Publier des essais : un angle mort des politiques de soutien au livre
Alors que les ouvrages universitaires, la littérature ou la bande dessinée bénéficient de dispositifs de financement bien identifiés, les essais – intellectuels, critiques ou sensibles – peinent à trouver leur place. L’expérience des éditions Antipodes le montre : publier des essais relève aujourd’hui du défi, faute de soutiens adaptés.
Dans le paysage éditorial suisse, les conditions de financement varient fortement d’un genre à l’autre. Les ouvrages universitaires peuvent s’appuyer sur un écosystème solide : Fonds national suisse de la recherche scientifique (FNS), universités, fonds internes, sociétés académiques. La légitimité institutionnelle qui accompagne ces publications ouvre l’accès à des aides substantielles.

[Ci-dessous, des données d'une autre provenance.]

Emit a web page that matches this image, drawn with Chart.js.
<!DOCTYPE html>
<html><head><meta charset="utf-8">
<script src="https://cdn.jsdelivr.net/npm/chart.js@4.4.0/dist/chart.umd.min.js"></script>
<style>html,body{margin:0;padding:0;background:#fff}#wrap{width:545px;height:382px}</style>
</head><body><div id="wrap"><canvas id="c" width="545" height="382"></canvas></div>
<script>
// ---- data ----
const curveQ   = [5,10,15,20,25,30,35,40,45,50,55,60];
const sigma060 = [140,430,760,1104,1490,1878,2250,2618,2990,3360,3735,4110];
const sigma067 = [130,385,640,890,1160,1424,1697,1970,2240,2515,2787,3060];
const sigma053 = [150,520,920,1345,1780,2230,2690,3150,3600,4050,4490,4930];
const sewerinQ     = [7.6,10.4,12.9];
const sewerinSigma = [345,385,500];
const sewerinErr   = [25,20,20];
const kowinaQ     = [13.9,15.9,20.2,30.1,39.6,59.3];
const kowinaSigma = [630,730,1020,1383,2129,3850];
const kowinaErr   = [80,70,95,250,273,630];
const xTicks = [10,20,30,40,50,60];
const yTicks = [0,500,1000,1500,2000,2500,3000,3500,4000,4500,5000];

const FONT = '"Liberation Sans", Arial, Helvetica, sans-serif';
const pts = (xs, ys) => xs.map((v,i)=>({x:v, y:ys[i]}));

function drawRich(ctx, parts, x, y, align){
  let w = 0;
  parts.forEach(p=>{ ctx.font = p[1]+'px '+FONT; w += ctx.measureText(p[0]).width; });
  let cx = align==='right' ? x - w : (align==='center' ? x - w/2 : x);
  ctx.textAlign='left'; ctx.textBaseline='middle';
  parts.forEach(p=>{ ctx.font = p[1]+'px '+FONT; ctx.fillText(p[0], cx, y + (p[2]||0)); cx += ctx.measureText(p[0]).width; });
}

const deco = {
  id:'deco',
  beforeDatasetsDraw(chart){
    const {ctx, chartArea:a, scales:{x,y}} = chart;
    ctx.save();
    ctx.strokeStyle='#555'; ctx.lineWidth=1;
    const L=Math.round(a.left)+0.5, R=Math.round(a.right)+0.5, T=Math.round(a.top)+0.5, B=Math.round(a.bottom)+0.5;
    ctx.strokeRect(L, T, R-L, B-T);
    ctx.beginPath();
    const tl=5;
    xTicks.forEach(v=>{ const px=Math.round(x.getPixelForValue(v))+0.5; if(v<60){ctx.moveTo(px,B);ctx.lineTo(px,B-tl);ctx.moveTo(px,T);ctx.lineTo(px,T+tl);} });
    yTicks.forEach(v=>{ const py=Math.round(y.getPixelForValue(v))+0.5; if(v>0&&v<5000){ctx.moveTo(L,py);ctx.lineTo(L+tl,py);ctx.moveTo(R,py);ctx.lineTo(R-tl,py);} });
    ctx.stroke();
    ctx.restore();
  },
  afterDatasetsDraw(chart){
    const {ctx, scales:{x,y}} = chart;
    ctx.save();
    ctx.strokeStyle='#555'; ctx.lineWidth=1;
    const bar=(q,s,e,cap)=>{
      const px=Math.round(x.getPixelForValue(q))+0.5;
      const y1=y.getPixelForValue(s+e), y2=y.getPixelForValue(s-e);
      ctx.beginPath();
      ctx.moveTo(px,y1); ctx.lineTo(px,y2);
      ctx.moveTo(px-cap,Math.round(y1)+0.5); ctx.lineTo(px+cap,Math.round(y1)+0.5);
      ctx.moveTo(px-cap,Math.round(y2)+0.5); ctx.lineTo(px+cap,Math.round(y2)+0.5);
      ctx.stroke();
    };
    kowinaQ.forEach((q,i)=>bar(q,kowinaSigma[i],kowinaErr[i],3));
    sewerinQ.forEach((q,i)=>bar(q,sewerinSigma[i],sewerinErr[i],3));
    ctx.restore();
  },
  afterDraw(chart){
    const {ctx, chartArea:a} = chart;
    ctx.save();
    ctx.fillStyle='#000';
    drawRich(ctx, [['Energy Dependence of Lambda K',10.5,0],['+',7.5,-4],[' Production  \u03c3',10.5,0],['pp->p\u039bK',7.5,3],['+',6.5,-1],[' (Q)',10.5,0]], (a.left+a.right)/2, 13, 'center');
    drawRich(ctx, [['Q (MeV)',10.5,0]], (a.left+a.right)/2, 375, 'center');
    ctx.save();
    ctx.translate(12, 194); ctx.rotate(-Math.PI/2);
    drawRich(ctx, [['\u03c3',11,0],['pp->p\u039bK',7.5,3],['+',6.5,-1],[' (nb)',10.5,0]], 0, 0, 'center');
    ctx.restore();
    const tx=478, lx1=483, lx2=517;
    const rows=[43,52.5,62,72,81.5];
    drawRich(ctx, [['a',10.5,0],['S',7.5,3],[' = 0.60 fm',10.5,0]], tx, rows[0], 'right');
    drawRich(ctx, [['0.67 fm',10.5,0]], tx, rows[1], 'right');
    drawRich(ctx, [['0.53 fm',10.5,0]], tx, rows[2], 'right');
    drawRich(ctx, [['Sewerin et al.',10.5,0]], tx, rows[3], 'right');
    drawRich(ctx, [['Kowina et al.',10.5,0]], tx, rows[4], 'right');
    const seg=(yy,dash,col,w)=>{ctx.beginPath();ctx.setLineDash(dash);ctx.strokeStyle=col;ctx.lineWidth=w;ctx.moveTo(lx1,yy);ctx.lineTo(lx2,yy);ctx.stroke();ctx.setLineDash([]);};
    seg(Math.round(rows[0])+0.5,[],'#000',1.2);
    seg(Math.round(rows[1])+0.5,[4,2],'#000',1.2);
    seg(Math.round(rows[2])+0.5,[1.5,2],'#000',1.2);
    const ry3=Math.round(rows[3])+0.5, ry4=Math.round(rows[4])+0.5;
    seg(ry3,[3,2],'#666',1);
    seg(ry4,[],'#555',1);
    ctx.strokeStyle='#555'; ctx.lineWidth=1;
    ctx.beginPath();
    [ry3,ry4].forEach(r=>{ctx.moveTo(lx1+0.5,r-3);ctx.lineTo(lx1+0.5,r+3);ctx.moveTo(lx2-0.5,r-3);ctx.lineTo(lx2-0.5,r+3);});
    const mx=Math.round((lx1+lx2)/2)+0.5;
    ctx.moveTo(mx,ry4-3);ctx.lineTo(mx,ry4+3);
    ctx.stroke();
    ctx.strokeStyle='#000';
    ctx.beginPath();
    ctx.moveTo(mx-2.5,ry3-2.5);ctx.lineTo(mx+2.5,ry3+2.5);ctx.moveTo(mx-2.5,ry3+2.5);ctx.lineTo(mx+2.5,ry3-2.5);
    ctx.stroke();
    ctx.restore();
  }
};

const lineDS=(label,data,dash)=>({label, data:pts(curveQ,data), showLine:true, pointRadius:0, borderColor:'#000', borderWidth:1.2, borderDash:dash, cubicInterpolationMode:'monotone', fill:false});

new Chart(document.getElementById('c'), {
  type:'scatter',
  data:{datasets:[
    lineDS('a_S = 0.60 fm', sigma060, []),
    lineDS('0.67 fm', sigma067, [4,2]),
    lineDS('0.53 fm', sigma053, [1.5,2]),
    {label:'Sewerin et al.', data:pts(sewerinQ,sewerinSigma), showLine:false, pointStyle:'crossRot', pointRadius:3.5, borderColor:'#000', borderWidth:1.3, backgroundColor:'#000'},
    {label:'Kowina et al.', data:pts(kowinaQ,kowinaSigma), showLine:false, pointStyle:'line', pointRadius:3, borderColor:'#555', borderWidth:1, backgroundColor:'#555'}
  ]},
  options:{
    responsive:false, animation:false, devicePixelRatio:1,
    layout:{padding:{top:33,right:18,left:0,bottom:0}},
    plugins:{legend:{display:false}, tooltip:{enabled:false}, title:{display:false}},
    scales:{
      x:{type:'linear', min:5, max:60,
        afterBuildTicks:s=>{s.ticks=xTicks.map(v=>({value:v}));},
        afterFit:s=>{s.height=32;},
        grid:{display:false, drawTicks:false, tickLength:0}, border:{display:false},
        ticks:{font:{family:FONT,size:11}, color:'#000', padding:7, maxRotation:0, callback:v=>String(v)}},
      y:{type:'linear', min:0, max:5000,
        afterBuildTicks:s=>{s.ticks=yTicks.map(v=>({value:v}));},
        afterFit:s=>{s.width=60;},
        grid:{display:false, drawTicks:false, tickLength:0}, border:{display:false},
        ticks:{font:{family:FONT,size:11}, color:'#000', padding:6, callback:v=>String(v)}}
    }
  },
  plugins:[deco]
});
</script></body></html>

La situation est comparable pour les livres à forte composante littéraire – romans, récits, poésie – et la bande-dessinée. Ils s’inscrivent dans des catégories reconnues par les politiques culturelles, avec leurs propres programmes de soutien, leurs concours et leurs réseaux de valorisation.
Mais dès lors qu’il s’agit de publier des essais, l’équation se complique. Ni pleinement académiques ni rattachés à un label littéraire clair, les essais occupent un entre-deux qui échappe aux dispositifs existants. Ils interrogent, dérangent parfois, ou s’engagent sur des terrains idéologiques perçus comme sensibles – autant d’éléments susceptibles de refroidir des financeurs déjà peu enclins à soutenir ce genre aux frontières floues.
Les éditions Antipodes en ont fait l’expérience avec plusieurs titres récents. Dans Faire face, Gilles Labarthe propose non pas un essai introspectif, mais un recueil d’entretiens avec des intellectuel-le-s et des spécialistes en sciences humaines, sociales et politique. L’ouvrage sert de porte d’entrée accessible à des champs de recherche parfois complexes et offre une véritable contribution de vulgarisation, permettant d’établir un dialogue vivant entre le monde académique et un public plus large. À ce titre, il n’entre dans aucune catégorie de soutien clairement établie.
Autre cas de figure avec D’un loup à l’autre, de Camille Krafft, une enquête fouillée sur les dynamiques de prédation, de peur et de cohabitation autour du loup en Suisse romande. Bien que profondément ancré dans un travail d’enquête journalistique rigoureux, le livre ne bénéficie pas des soutiens destinés au journalisme, puisqu’ils ciblent avant tout les médias et non les éditeurs. Malgré l’importance du sujet et l’intérêt du public, sa publication a nécessité un effort de financement considérable.
Dernier exemple avec La décroissance, chemins faisant, un essai ouvertement militant qui interroge nos modes de vie, nos imaginaires économiques et les futurs possibles face aux impasses de la croissance infinie. Par sa volonté d’explorer des pistes alternatives et d’alimenter un débat de société, il se situe à la croisée de l’analyse politique, de la réflexion écologique et du manifeste engagé – un positionnement qui, lui aussi, échappe aux cadres de soutien habituels.
Ces trois livres illustrent à quel point des démarches très différentes – un recueil d’entretiens de sciences sociales, une enquête journalistique approfondie et un essai militant – se retrouvent réunies sous le même label « essai ». Et à quel point ce label, faute de dispositifs adéquats, reste mal reconnu et mal soutenu. Il s’agit pourtant de livres qui questionnent nos certitudes et ouvrent des espaces de réflexion indispensables. Leur fragilisation n’affecte donc pas seulement les éditeurs : elle appauvrit l’espace public tout entier.
Il est sans doute temps de penser un dispositif de soutien plus clair pour ce genre essentiel qu’est l’essai. Sans cela, les éditeurs indépendants continueront à porter seuls le risque d’une production pourtant indispensable.